Teatro alla Scala: Elisir d’amore – 10 settembre 2019
L’ELISIR D’AMORE
Melodramma giocoso in due atti
di GAETANO DONIZETTI
su libretto di Felice Romani
(Edizione critica a cura di A. Zedda; Casa Ricordi, Milano)
Prima rappresentazione: Milano, Teatro della Cannobiana, 12 maggio 1832
Produzione Teatro alla Scala
Direttore MICHELE GAMBA
Regia GRISCHA ASAGAROFF
Personaggi e interpreti principali
- Adina Rosa Feola
- Nemorino René Barbera (settembre)
- Belcore Massimo Cavalletti
- Dulcamara Ambrogio Maestri
- Giannetta Francesca Pia Vitale
Scene e costumi TULLIO PERICOLI
Luci HANS-RUDOLF KUNZ
CORO E ORCHESTRA DEL TEATRO ALLA SCALA
Maestro del Coro BRUNO CASONI
Teatro alla Scala, 10 settembre 2019
La ripresa di quest’Elisir, che vide la luce della ribalta 21 anni fa ma con altra regia, rientra nella programmazione di fine estate, una sorta di riempitivo, assieme al Rigoletto con gli allievi dell’Accademia guidati da Leo Nucci, in attesa dei più alettanti Giulio Cesare di Handel e la straussiana Elena egiziaca che chiuderanno la stagione in autunno.
Spettacolo piuttosto polveroso, che ha nell’inconfondibile tratto del disegno di Tullio Pericoli la massima attrattiva, ma che la regia di Grisha Asagaroff e la direzione musicale di Michele Gamba affondano in una desolante routine. Il primo sprovvisto di un’idea che sia autenticamente originale, incline a concedere tutte le caccole possibili ai solisti, alcuni dei quali vi si lanciano con entusiasmo. Il secondo, dopo aver “salvato” in extremis una recita in cui all’ultimo minuto il titolare si sentì male, debutta ufficialmente in Scala alternando ritmi precipitosi a improvvisi rallentamenti, prevalendo il frastuono – cosa riesca a combinare la banda in scena a inizio secondo atto lascia perplessi – a discapito delle voci, lasciate più volte allo sbaraglio e spesso condannate a cantare dal fondo scena. A ciò si aggiunga la scelta di eseguire i cosiddetti “tagli di tradizione” a uno spartito che oggi esige, specie alla Scala, di essere eseguito integralmente, rimandandoci così ad una prassi esecutiva che si credeva estinta con gli anni Settanta dello scorso secolo. L’orchestra ed il coro, come sempre affidato alle cure di Bruno Casoni, hanno fatto quello che hanno potuto.
Ciò detto, sono stati tutti accolti con grandi acclamazioni dal pubblico, non molto folto quello della “prima”, assai ben disposto a tributare applausi a scena aperta.
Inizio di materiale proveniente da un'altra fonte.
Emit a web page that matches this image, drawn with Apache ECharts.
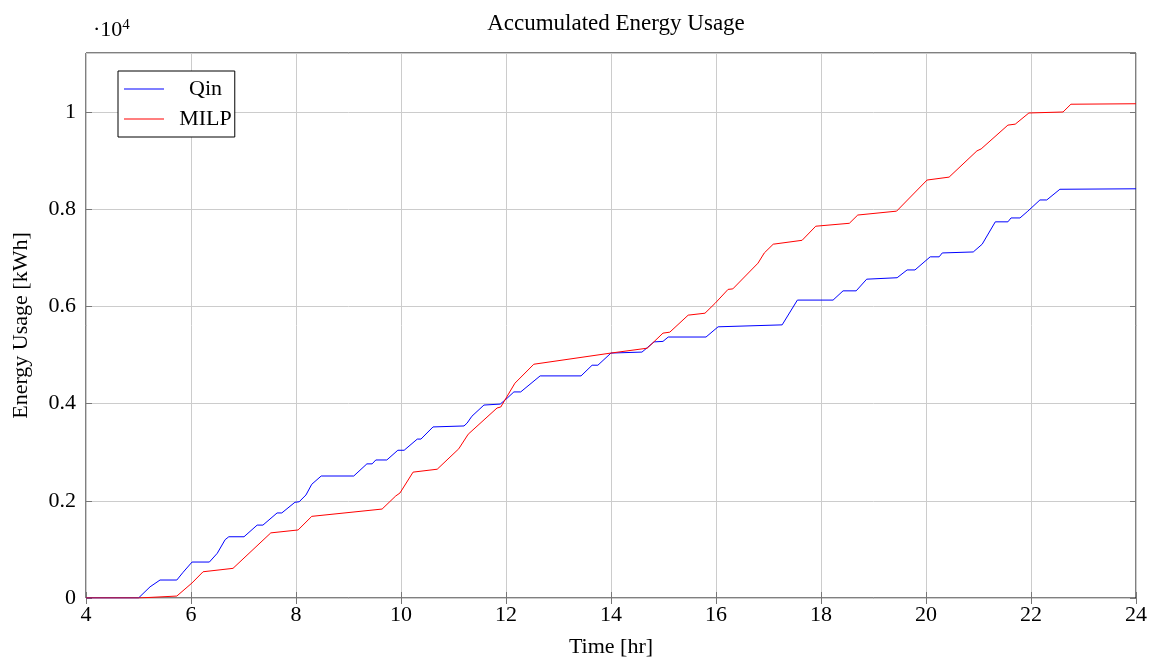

Specie al tenore, René Barbera, che ha dato vita ad un robusto Nemorino cantato con generosità e con sufficiente spirito; alla pur brava Rosa Feola, pepata Adina dal bel colore e dovizioso corpo di voce. Ambrogio Maestri, Dulcamara, trionfa facilmente con la sua dilagante personalità e con una voce ampia, potente; di certe libertà, seppure divertenti per buona parte del pubblico, del ciangottio di parole in aggiunta al testo cantato – quasi non bastassero i versi di Felice Romani – ne potrebbe tranquillamente fare a meno, ma rientrano nel tracimante personaggio. Massimo Cavalletti, Belcore, sembra abbia timore di mostrarsi per quel che dovrebbe essere, un “miles gloriosus” alla bergamasca: la voce corre, è di bella grana e tanto gli basta per avere successo. Rimane la Giannetta, per fortuna graziata del taglio del quartetto al secondo atto: Francesca Pia Vitale vi si è disimpegna con destrezza.